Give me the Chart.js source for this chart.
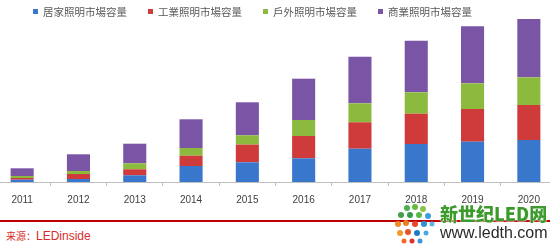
<!DOCTYPE html>
<html>
<head>
<meta charset="utf-8">
<script src="https://cdn.jsdelivr.net/npm/chart.js@4.4.1/dist/chart.umd.min.js"></script>
<style>
    html, body { margin: 0; padding: 0; background: #fff; }
    body { width: 550px; height: 248px; position: relative; overflow: hidden; }
    .chart-wrap { position: absolute; left: -6px; top: 0; width: 563px; height: 214px; }
    #legend { position: absolute; left: 33px; top: 4px; display: flex; gap: 21px;
        font-family: 'Noto Sans CJK TC', sans-serif; font-size: 10.5px; color: #595959; }
    #legend .item { display: flex; align-items: center; white-space: nowrap; line-height: 16px; }
    #legend .box { width: 5px; height: 5px; margin-right: 5px; margin-top: -2px; }
    .rule { position: absolute; left: 0; top: 220px; width: 550px; height: 2px; background: #c00000; }
    .source { position: absolute; left: 6px; top: 228px; color: #d92b2b; font-size: 12px;
        font-family: 'Liberation Sans', Arial, sans-serif; }
    .source .cn { font-family: 'Noto Sans CJK SC', serif; font-size: 10px; }
    .mark { position: absolute; left: 440px; top: 203px; }
    .mark .t1 { font-family: 'Noto Sans CJK SC', sans-serif; font-weight: 900; font-size: 18px;
        color: #3d9a2c; line-height: 20px; text-shadow: 0 0 2px #fff, 0 0 2px #fff; }
    .mark .t2 { font-family: 'Liberation Sans', Arial, sans-serif; font-size: 16px; color: #2a2a2a;
        line-height: 18px; margin-top: 1px; }
    .dots { position: absolute; left: 393px; top: 203px; width: 44px; height: 44px; }
</style>
</head>
<body>
<div class="chart-wrap"><canvas id="capacityChart"></canvas></div>
<div id="legend"></div>
<div class="rule"></div>
<div class="source"><span class="cn">来源：</span>LEDinside</div>
<svg class="dots" viewBox="0 0 44 44">
    <circle cx="14" cy="5" r="3" fill="#4caf50"/><circle cx="22" cy="4" r="3" fill="#66bb3a"/><circle cx="30" cy="6" r="3" fill="#8bc34a"/>
    <circle cx="8" cy="12" r="3" fill="#43a047"/><circle cx="17" cy="12" r="3" fill="#2e9e4a"/><circle cx="26" cy="12" r="3" fill="#58b947"/><circle cx="35" cy="13" r="3" fill="#3aa0d8"/>
    <circle cx="5" cy="21" r="3" fill="#f08a24"/><circle cx="13" cy="20" r="3" fill="#ee7d1f"/><circle cx="22" cy="21" r="3" fill="#e8452c"/><circle cx="31" cy="21" r="3" fill="#2f8fd3"/><circle cx="39" cy="21" r="2.5" fill="#5bb6e6"/>
    <circle cx="7" cy="30" r="3" fill="#f39a2a"/><circle cx="15" cy="29" r="3" fill="#e5532d"/><circle cx="24" cy="30" r="3" fill="#1f7cc4"/><circle cx="33" cy="30" r="2.5" fill="#4aa8e0"/>
    <circle cx="11" cy="38" r="2.5" fill="#ef6b25"/><circle cx="19" cy="38" r="2.5" fill="#d9342a"/><circle cx="27" cy="38" r="2.5" fill="#3b94d6"/>
</svg>
<div class="mark"><div class="t1">新世纪LED网</div><div class="t2">www.ledth.com</div></div>
<script>
document.addEventListener('DOMContentLoaded', () => {

    // years on the x axis
    const years = ['2011', '2012', '2013', '2014', '2015', '2016', '2017', '2018', '2019', '2020'];

    // series (relative units)
    const homeLighting = [2.3, 3.0, 6.7, 16.0, 19.7, 23.7, 33.3, 38.0, 40.3, 42.0];
    const industrialLighting = [1.7, 5.0, 6.0, 10.3, 17.7, 22.3, 26.4, 30.3, 32.7, 35.0];
    const outdoorLighting = [2.0, 3.0, 6.0, 7.7, 9.3, 16.0, 19.0, 21.4, 25.7, 27.7];
    const commercialLighting = [7.7, 16.7, 19.6, 28.7, 33.0, 41.3, 46.6, 51.6, 57.0, 58.3];

    const seriesNames = ['居家照明市場容量', '工業照明市場容量', '戶外照明市場容量', '商業照明市場容量'];

    // html legend built from the chart's own legend items
    const htmlLegend = {
        id: 'htmlLegend',
        afterUpdate(chart) {
            const box = document.getElementById('legend');
            box.innerHTML = '';
            chart.options.plugins.legend.labels.generateLabels(chart).forEach(item => {
                const el = document.createElement('div');
                el.className = 'item';
                const sw = document.createElement('span');
                sw.className = 'box';
                sw.style.background = item.fillStyle;
                el.appendChild(sw);
                el.appendChild(document.createTextNode(item.text));
                box.appendChild(el);
            });
        }
    };

    const ctx = document.getElementById('capacityChart');
    new Chart(ctx, {
        type: 'bar',
        data: {
            labels: years,
            datasets: [
                { label: seriesNames[0], data: homeLighting, backgroundColor: '#3877cc' },
                { label: seriesNames[1], data: industrialLighting, backgroundColor: '#cf3b3b' },
                { label: seriesNames[2], data: outdoorLighting, backgroundColor: '#8cba3e' },
                { label: seriesNames[3], data: commercialLighting, backgroundColor: '#7a55a6' }
            ]
        },
        options: {
            responsive: true,
            maintainAspectRatio: false,
            animation: false,
            layout: { padding: { top: 5, left: 0, right: 0, bottom: 0 } },
            datasets: {
                bar: { categoryPercentage: 1, barPercentage: 0.41, borderWidth: 0 }
            },
            scales: {
                x: {
                    stacked: true,
                    grid: { drawOnChartArea: false, drawTicks: true, tickLength: 4, color: '#bfbfbf' },
                    border: { color: '#bfbfbf' },
                    ticks: {
                        padding: 8,
                        color: '#404040',
                        font: { family: "'Liberation Sans', Arial, sans-serif", size: 10 }
                    }
                },
                y: { stacked: true, display: false, min: 0, max: 177 }
            },
            plugins: {
                legend: { display: false },
                tooltip: { enabled: false }
            }
        },
        plugins: [htmlLegend]
    });

});
</script>
</body>
</html>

=======

Aim: From start to finish, output the listing exactly, but omit its pictures.

Answer to the problem:
Give me the Chart.js source for this chart.
<!DOCTYPE html>
<html>
<head>
<meta charset="utf-8">
<script src="https://cdn.jsdelivr.net/npm/chart.js@4.4.1/dist/chart.umd.min.js"></script>
<style>
    html, body { margin: 0; padding: 0; background: #fff; }
    body { width: 550px; height: 248px; position: relative; overflow: hidden; }
    .chart-wrap { position: absolute; left: -6px; top: 0; width: 563px; height: 214px; }
    #legend { position: absolute; left: 33px; top: 4px; display: flex; gap: 21px;
        font-family: 'Noto Sans CJK TC', sans-serif; font-size: 10.5px; color: #595959; }
    #legend .item { display: flex; align-items: center; white-space: nowrap; line-height: 16px; }
    #legend .box { width: 5px; height: 5px; margin-right: 5px; margin-top: -2px; }
    .rule { position: absolute; left: 0; top: 220px; width: 550px; height: 2px; background: #c00000; }
    .source { position: absolute; left: 6px; top: 228px; color: #d92b2b; font-size: 12px;
        font-family: 'Liberation Sans', Arial, sans-serif; }
    .source .cn { font-family: 'Noto Sans CJK SC', serif; font-size: 10px; }
    .mark { position: absolute; left: 440px; top: 203px; }
    .mark .t1 { font-family: 'Noto Sans CJK SC', sans-serif; font-weight: 900; font-size: 18px;
        color: #3d9a2c; line-height: 20px; text-shadow: 0 0 2px #fff, 0 0 2px #fff; }
    .mark .t2 { font-family: 'Liberation Sans', Arial, sans-serif; font-size: 16px; color: #2a2a2a;
        line-height: 18px; margin-top: 1px; }
    .dots { position: absolute; left: 393px; top: 203px; width: 44px; height: 44px; }
</style>
</head>
<body>
<div class="chart-wrap"><canvas id="capacityChart"></canvas></div>
<div id="legend"></div>
<div class="rule"></div>
<div class="source"><span class="cn">来源：</span>LEDinside</div>
<svg class="dots" viewBox="0 0 44 44">
    <circle cx="14" cy="5" r="3" fill="#4caf50"/><circle cx="22" cy="4" r="3" fill="#66bb3a"/><circle cx="30" cy="6" r="3" fill="#8bc34a"/>
    <circle cx="8" cy="12" r="3" fill="#43a047"/><circle cx="17" cy="12" r="3" fill="#2e9e4a"/><circle cx="26" cy="12" r="3" fill="#58b947"/><circle cx="35" cy="13" r="3" fill="#3aa0d8"/>
    <circle cx="5" cy="21" r="3" fill="#f08a24"/><circle cx="13" cy="20" r="3" fill="#ee7d1f"/><circle cx="22" cy="21" r="3" fill="#e8452c"/><circle cx="31" cy="21" r="3" fill="#2f8fd3"/><circle cx="39" cy="21" r="2.5" fill="#5bb6e6"/>
    <circle cx="7" cy="30" r="3" fill="#f39a2a"/><circle cx="15" cy="29" r="3" fill="#e5532d"/><circle cx="24" cy="30" r="3" fill="#1f7cc4"/><circle cx="33" cy="30" r="2.5" fill="#4aa8e0"/>
    <circle cx="11" cy="38" r="2.5" fill="#ef6b25"/><circle cx="19" cy="38" r="2.5" fill="#d9342a"/><circle cx="27" cy="38" r="2.5" fill="#3b94d6"/>
</svg>
<div class="mark"><div class="t1">新世纪LED网</div><div class="t2">www.ledth.com</div></div>
<script>
document.addEventListener('DOMContentLoaded', () => {

    // years on the x axis
    const years = ['2011', '2012', '2013', '2014', '2015', '2016', '2017', '2018', '2019', '2020'];

    // series (relative units)
    const homeLighting = [2.3, 3.0, 6.7, 16.0, 19.7, 23.7, 33.3, 38.0, 40.3, 42.0];
    const industrialLighting = [1.7, 5.0, 6.0, 10.3, 17.7, 22.3, 26.4, 30.3, 32.7, 35.0];
    const outdoorLighting = [2.0, 3.0, 6.0, 7.7, 9.3, 16.0, 19.0, 21.4, 25.7, 27.7];
    const commercialLighting = [7.7, 16.7, 19.6, 28.7, 33.0, 41.3, 46.6, 51.6, 57.0, 58.3];

    const seriesNames = ['居家照明市場容量', '工業照明市場容量', '戶外照明市場容量', '商業照明市場容量'];

    // html legend built from the chart's own legend items
    const htmlLegend = {
        id: 'htmlLegend',
        afterUpdate(chart) {
            const box = document.getElementById('legend');
            box.innerHTML = '';
            chart.options.plugins.legend.labels.generateLabels(chart).forEach(item => {
                const el = document.createElement('div');
                el.className = 'item';
                const sw = document.createElement('span');
                sw.className = 'box';
                sw.style.background = item.fillStyle;
                el.appendChild(sw);
                el.appendChild(document.createTextNode(item.text));
                box.appendChild(el);
            });
        }
    };

    const ctx = document.getElementById('capacityChart');
    new Chart(ctx, {
        type: 'bar',
        data: {
            labels: years,
            datasets: [
                { label: seriesNames[0], data: homeLighting, backgroundColor: '#3877cc' },
                { label: seriesNames[1], data: industrialLighting, backgroundColor: '#cf3b3b' },
                { label: seriesNames[2], data: outdoorLighting, backgroundColor: '#8cba3e' },
                { label: seriesNames[3], data: commercialLighting, backgroundColor: '#7a55a6' }
            ]
        },
        options: {
            responsive: true,
            maintainAspectRatio: false,
            animation: false,
            layout: { padding: { top: 5, left: 0, right: 0, bottom: 0 } },
            datasets: {
                bar: { categoryPercentage: 1, barPercentage: 0.41, borderWidth: 0 }
            },
            scales: {
                x: {
                    stacked: true,
                    grid: { drawOnChartArea: false, drawTicks: true, tickLength: 4, color: '#bfbfbf' },
                    border: { color: '#bfbfbf' },
                    ticks: {
                        padding: 8,
                        color: '#404040',
                        font: { family: "'Liberation Sans', Arial, sans-serif", size: 10 }
                    }
                },
                y: { stacked: true, display: false, min: 0, max: 177 }
            },
            plugins: {
                legend: { display: false },
                tooltip: { enabled: false }
            }
        },
        plugins: [htmlLegend]
    });

});
</script>
</body>
</html>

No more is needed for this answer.